<<<<
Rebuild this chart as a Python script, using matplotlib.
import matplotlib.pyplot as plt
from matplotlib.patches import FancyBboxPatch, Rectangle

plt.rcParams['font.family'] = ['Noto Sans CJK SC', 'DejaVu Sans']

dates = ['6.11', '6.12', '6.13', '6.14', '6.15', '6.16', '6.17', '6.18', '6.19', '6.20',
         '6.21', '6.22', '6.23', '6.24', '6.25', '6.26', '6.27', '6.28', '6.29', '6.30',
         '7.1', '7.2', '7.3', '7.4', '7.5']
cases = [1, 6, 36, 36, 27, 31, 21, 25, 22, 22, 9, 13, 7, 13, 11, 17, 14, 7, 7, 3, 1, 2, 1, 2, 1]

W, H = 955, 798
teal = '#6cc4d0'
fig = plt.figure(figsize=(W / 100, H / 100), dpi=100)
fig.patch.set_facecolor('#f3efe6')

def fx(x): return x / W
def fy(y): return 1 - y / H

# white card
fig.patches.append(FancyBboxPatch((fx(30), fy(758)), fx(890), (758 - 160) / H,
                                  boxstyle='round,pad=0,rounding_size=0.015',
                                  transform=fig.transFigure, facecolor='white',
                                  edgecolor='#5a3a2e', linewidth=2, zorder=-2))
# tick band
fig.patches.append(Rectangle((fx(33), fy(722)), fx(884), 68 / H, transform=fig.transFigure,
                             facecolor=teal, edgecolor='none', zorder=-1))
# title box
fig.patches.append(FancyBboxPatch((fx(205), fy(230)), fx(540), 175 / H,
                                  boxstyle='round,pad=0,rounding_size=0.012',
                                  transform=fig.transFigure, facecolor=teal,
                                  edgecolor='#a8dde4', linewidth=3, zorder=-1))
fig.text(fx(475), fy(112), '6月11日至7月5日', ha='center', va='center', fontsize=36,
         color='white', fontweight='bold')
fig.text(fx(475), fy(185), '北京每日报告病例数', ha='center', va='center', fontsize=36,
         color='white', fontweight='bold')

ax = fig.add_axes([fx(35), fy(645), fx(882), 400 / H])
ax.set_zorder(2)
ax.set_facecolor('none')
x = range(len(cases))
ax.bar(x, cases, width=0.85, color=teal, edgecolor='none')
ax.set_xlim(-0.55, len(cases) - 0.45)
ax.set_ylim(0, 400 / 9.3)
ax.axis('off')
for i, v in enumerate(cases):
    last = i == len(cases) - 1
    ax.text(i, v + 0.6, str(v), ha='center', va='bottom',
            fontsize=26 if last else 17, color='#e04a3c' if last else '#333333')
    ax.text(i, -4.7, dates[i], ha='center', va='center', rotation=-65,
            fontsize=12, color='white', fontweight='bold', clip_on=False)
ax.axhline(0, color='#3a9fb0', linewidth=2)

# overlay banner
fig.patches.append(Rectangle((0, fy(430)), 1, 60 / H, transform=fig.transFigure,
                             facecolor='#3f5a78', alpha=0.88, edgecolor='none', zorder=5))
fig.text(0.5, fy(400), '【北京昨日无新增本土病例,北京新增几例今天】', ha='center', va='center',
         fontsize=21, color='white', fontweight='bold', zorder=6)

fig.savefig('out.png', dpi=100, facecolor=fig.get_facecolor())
>>>>
<<<<
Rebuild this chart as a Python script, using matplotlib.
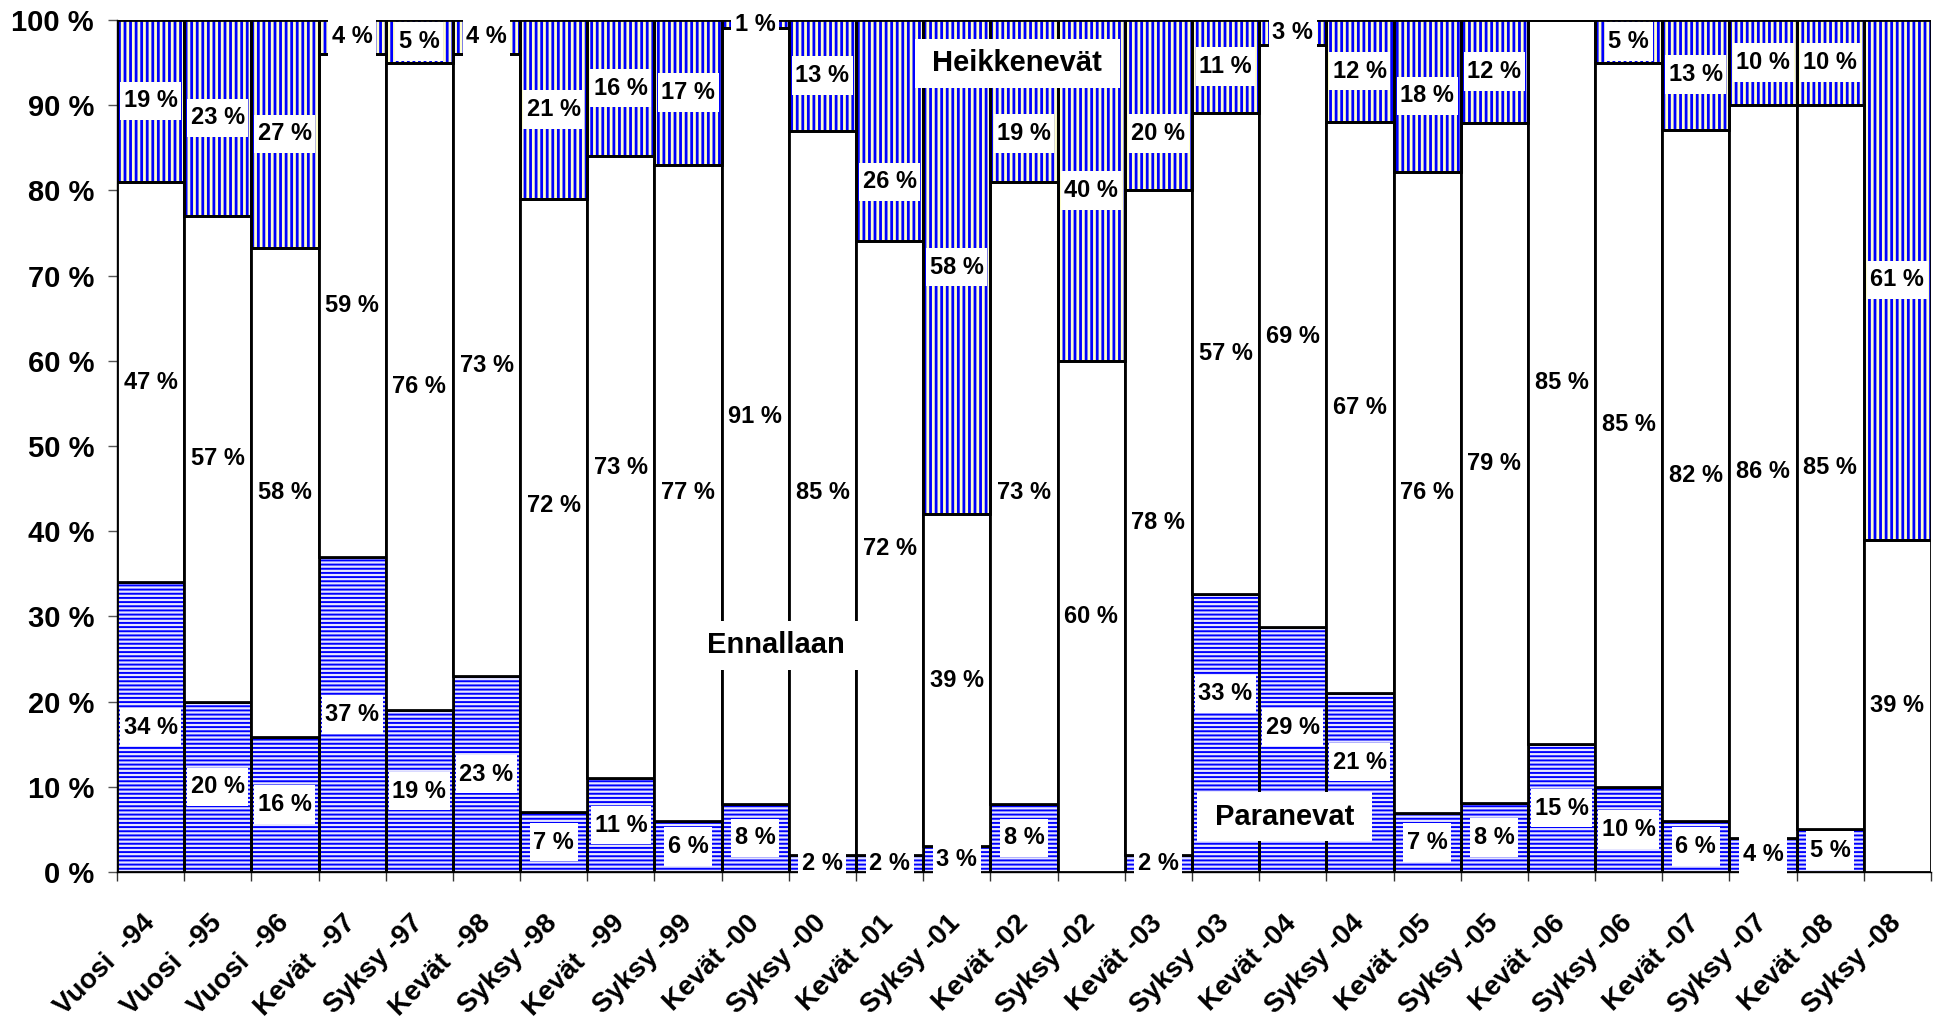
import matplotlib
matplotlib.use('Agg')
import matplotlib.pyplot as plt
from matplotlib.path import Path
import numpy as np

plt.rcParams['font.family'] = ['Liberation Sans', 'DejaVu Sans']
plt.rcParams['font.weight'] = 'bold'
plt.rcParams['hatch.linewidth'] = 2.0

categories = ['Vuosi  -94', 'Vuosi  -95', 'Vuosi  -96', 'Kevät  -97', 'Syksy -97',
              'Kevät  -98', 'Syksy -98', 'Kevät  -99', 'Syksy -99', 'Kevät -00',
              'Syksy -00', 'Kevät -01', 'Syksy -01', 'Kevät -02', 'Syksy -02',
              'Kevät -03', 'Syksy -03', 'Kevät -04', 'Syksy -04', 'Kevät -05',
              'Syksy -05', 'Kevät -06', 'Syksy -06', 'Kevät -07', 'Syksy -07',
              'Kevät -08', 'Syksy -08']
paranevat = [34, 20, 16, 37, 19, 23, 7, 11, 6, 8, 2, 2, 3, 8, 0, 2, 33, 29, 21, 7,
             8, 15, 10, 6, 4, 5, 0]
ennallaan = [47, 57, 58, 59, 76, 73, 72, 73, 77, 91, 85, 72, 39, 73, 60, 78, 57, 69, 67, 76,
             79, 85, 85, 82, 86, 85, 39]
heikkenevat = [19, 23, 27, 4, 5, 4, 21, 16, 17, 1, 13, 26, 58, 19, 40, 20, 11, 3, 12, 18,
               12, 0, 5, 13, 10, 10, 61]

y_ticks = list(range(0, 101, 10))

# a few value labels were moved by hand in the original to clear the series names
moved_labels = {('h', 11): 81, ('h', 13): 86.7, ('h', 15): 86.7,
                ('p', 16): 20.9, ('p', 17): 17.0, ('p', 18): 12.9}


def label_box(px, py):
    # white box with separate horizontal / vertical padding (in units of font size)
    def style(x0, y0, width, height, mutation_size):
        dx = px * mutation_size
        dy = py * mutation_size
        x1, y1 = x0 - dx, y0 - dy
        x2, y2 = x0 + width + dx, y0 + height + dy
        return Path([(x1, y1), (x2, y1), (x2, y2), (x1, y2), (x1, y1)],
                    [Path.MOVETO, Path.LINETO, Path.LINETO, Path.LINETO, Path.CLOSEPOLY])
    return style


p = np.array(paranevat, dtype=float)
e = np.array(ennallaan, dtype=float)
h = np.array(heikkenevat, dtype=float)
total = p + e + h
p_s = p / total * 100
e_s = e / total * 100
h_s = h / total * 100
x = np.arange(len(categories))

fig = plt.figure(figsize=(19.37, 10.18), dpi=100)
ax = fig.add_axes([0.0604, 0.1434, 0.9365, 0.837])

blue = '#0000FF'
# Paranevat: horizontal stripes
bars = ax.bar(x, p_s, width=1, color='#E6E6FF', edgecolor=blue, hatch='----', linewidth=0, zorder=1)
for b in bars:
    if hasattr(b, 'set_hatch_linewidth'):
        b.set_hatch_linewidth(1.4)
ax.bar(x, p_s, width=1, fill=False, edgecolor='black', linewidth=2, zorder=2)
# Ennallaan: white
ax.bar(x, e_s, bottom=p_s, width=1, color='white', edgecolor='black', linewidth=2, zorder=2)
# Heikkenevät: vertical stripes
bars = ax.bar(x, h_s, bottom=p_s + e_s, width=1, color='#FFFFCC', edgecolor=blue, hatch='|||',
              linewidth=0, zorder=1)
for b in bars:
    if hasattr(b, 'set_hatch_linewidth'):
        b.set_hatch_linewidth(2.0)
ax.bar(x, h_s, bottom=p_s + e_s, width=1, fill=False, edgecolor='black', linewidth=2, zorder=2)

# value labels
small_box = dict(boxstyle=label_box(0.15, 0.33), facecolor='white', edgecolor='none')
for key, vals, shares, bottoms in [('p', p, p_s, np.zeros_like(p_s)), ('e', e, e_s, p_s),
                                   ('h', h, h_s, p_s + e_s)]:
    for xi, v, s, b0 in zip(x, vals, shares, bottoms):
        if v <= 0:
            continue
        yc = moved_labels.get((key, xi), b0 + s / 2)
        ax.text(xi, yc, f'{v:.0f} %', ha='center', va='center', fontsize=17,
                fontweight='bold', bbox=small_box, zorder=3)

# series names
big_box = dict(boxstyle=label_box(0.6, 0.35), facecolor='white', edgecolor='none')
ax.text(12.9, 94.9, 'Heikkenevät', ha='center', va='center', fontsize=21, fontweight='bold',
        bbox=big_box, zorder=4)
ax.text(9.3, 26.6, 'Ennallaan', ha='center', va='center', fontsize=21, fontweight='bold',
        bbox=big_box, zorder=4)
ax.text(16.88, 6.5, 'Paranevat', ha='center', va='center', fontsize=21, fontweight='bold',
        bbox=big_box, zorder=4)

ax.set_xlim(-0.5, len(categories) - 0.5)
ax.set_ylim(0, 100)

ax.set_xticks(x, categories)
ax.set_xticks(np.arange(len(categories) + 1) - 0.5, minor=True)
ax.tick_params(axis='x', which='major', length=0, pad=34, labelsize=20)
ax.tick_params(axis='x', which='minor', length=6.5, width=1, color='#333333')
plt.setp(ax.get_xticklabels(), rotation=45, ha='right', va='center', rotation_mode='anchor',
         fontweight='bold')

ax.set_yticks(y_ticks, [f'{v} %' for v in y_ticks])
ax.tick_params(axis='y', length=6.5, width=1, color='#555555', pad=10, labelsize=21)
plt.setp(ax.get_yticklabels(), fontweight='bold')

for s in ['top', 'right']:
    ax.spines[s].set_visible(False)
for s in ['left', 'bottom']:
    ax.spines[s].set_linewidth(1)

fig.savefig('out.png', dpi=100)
>>>>
Go over the records above line by line and count those holding the word "matplotlib". Reply only with the number.

**TASK ANSWER**:
8